Scientists spot strange purple orb on ocean floor. What could it be?

The strange blob could represent a new species, NOAA researchers say.

A mysterious purple orb found at the bottom of the Pacific Ocean stumped NOAA scientists on board the Nautilus research vessel.

Hidden among countless crabs and clams, something unusual grabbed the attention of researchers last week: a floating, purple blob.

The strange orb was over 5,000 feet below the surface of the ocean when it came into view. NOAA scientists aboard the Exploration Vessel Nautilus (E/V Nautilus) spotted the creature during a live broadcast from Nautilus’ remotely-operated Hercules submarine off the coast of California.

Researchers say the blob doesn’t resemble any known Pacific species, and it may even be a new species.

Nautilus scientists were surveying an underwater rock formation called the Arguello Canyon when they saw the strange little blob. They used a suction tool on the Hercules submarine to collect the creature, which was just two inches wide.

"I'm stumped," one researcher remarked upon spotting the weird blob during the live broadcast.

At first, they thought the creature might be an unknown type of nudibranch. Nudibranchs are a group of soft-bodied, often-colorful marine mollusks. Now researchers say the creature could be a kind of amorphous sea slug called a pleurobranch – but that’s still just a guess.

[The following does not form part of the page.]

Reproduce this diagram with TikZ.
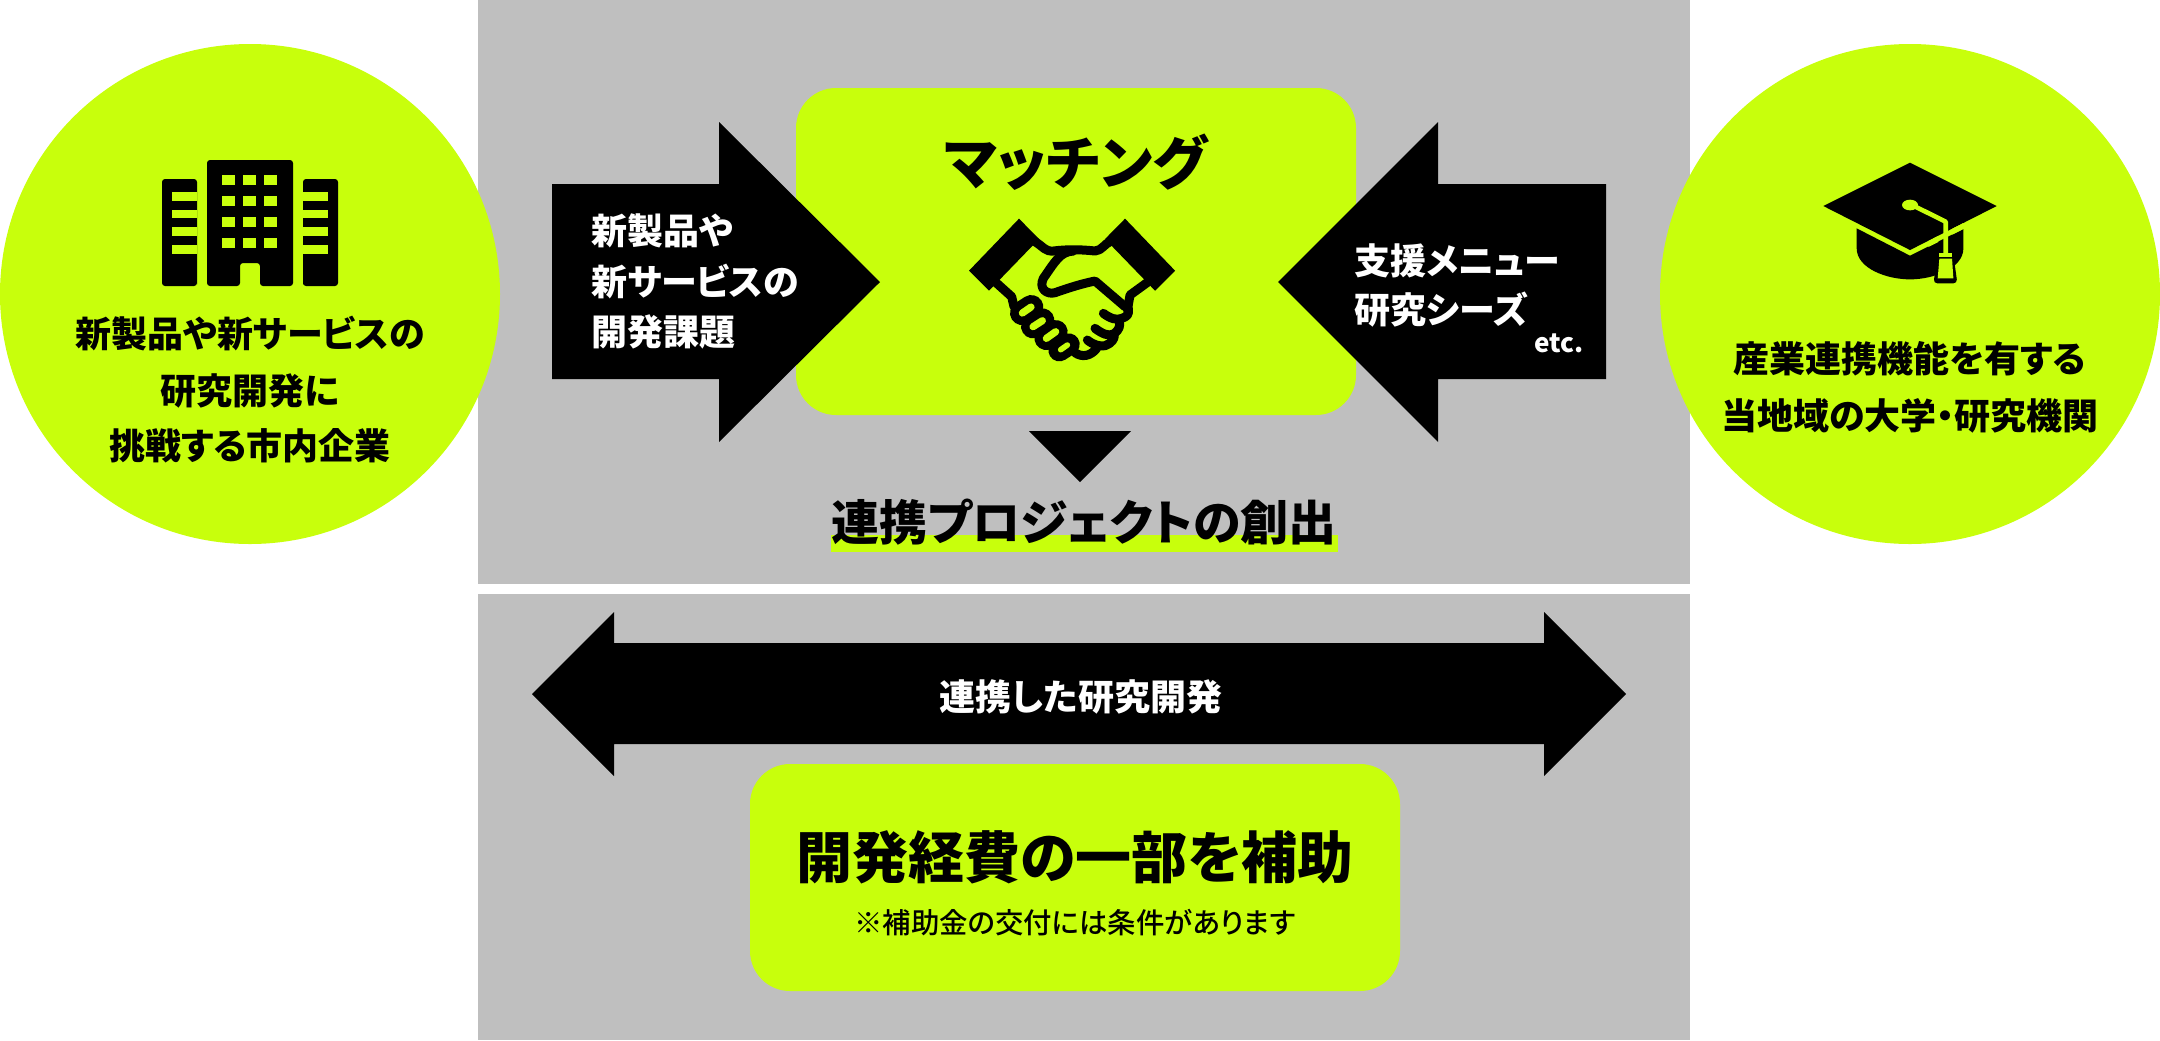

But "none of the known species of California pleurobranch are purple," Susan Poulton, a spokeswoman for the E/V Nautilus expeditions, told Live Science. So perhaps this is a new species to add to the family.

Unlike snails, which have external shells, pleurobranchids grow their shells within the body. This internal shell dissipates as the mollusk approaches adulthood, sometimes disappearing completely. Many pleurobranchids feed on plankton and produce chemical secretions for defense, according to a 1997 paper on the creatures.

Back on the vessel, the blob unfolded to reveal "two distinct lobes." Researchers sent the creature to the Harvard Museum of Comparative Zoology to shed more light on its identity – but not before taking RNA and DNA samples for independent analysis. 

Even if the creature is a totally new species, it will be some time before scientists are comfortable giving it the designation. "Confirming it's a new species will take considerable months," Ms. Poulton said.

The Nautilus crew broadcasts many of its dives, and it was streaming live when the purple blob was found. But live video isn’t just for the entertainment of hobbyists and amateur scientists – it has also proven essential to researchers both on and off the roaming vessel. A large network of scientists communicate and work in tandem with the Nautilus team, pointing out specimen that on-board scientists might otherwise miss.

"We sort of sail with a science team of hundreds," Poulton explained.

E/V Nautilus is a research vessel operated by the nonprofit Ocean Exploration Trust. Research missions are directed by Robert Ballard, the Woods Hole oceanographer who discovered the Titanic wreckage in 1985.